Imaginons que vous fabriquez votre produit ici au pays, mais que vous le vendez à l’étranger et qu’on vous paie dans une autre devise. Si le taux de change fluctue dans le mauvais sens, non seulement vous pourriez ressortir perdant de la transaction, mais tout l’exercice pourrait aller à vau-l’eau. Il est donc crucial d’être conscient du risque de change, et de se doter d’une stratégie à ce sujet.

C’est un excellent point de discussion à présenter à votre banquier, ainsi qu’à votre comptable et à votre avocat.

Mon choix de banquier devient-il important si je me lance en commerce extérieur?

Lorsqu’il est question de commerce extérieur, il est primordial de centraliser vos opérations bancaires – votre compte en monnaie locale, votre compte en devises étrangères, vos cartes de crédit (qui seront probablement en dollars canadiens et américains) – sur une seule plateforme de services bancaires en ligne. Vous voudrez un portail aussi intégré que possible, car tantôt vous ferez des virements, tantôt vous achèterez des devises, tantôt vous transférerez des fonds entre vos comptes…

Est-ce compliqué d’établir une relation bancaire à l’étranger?

Attention aux délais lorsque vous vous lancez sur de nouveaux marchés hors du pays. Vous avez probablement l’habitude d’ouvrir des comptes de banque; si c’est un compte personnel, l’opération peut souvent se faire en ligne, et si c’est un compte d’entreprise, elle peut ne prendre qu’une journée.

Or, dans certains coins du monde, cela pourrait plutôt vous prendre de trois à six mois. De plus, il vous faudra possiblement établir une présence locale. On ne parle pas ici que d’enregistrer une dénomination sociale auprès des autorités de l’endroit, mais bien de maintenir des bureaux et du personnel. Vous aurez peut-être besoin de former une coentreprise.

Il ne faut donc jamais négliger la dimension temporelle en commerce extérieur, car les délais seront plus longs qu’au Canada : les conseillers auront besoin de temps pour vous répondre, les options qui s’offrent à vous seront complexes, et il vous faudra de l’aide pour vous orienter.

Qu’est-ce qui pourra prendre plus de temps qu’ici?

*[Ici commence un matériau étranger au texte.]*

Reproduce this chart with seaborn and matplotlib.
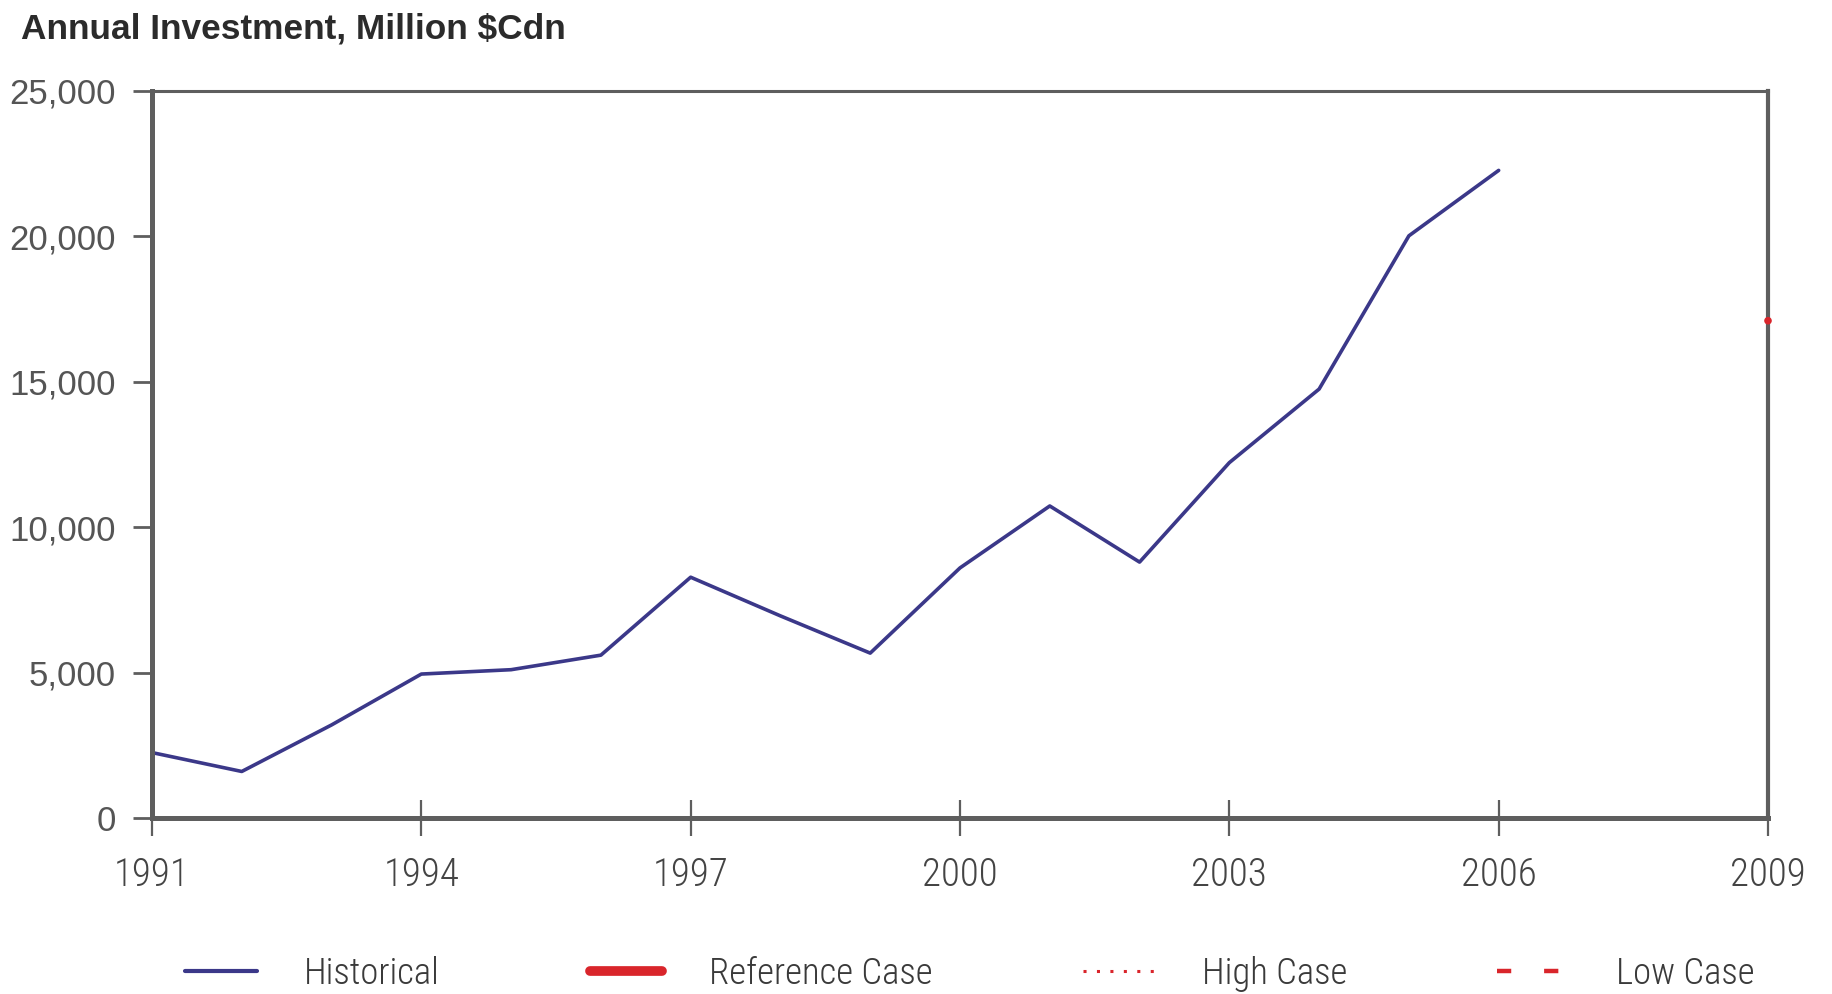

Il y aura des formalités administratives continuelles. Par exemple, les autorités étrangères voudront comprendre votre structure de propriété de votre entreprise (qui est propriétaire bénéficiaire, qui possède des placements en actions). Elles exigeront donc souvent divers documents avant de vous permettre de faire des affaires sur leur territoire, et dans bien des cas, vous devrez produire d’autres documents périodiquement pour poursuivre vos activités.

Y a-t-il des endroits reconnus pour leur lourdeur bureaucratique?

Certains pays moins développés ont très peu d’exigences réglementaires, mais d’autres au contraire en ont davantage qu’ici. C’est au propriétaire de l’entreprise qu’il revient de bien s’informer sur le sujet.

Qu’est-ce qui surprend le plus vos clients qui se sont lancés en exportation?

Il y a deux commentaires que j’entends souvent. Le premier : « Je ne m’imaginais pas à quel point ça allait être différent que de simplement se lancer en affaires au Canada ». Le second : « Je ne m’en serais jamais sorti tout seul. Les conseils de mon banquier et l’expertise dont j’ai pu disposer relativement aux questions comptables et juridiques ont été déterminants pour le démarrage et la réussite de mes activités transnationales ».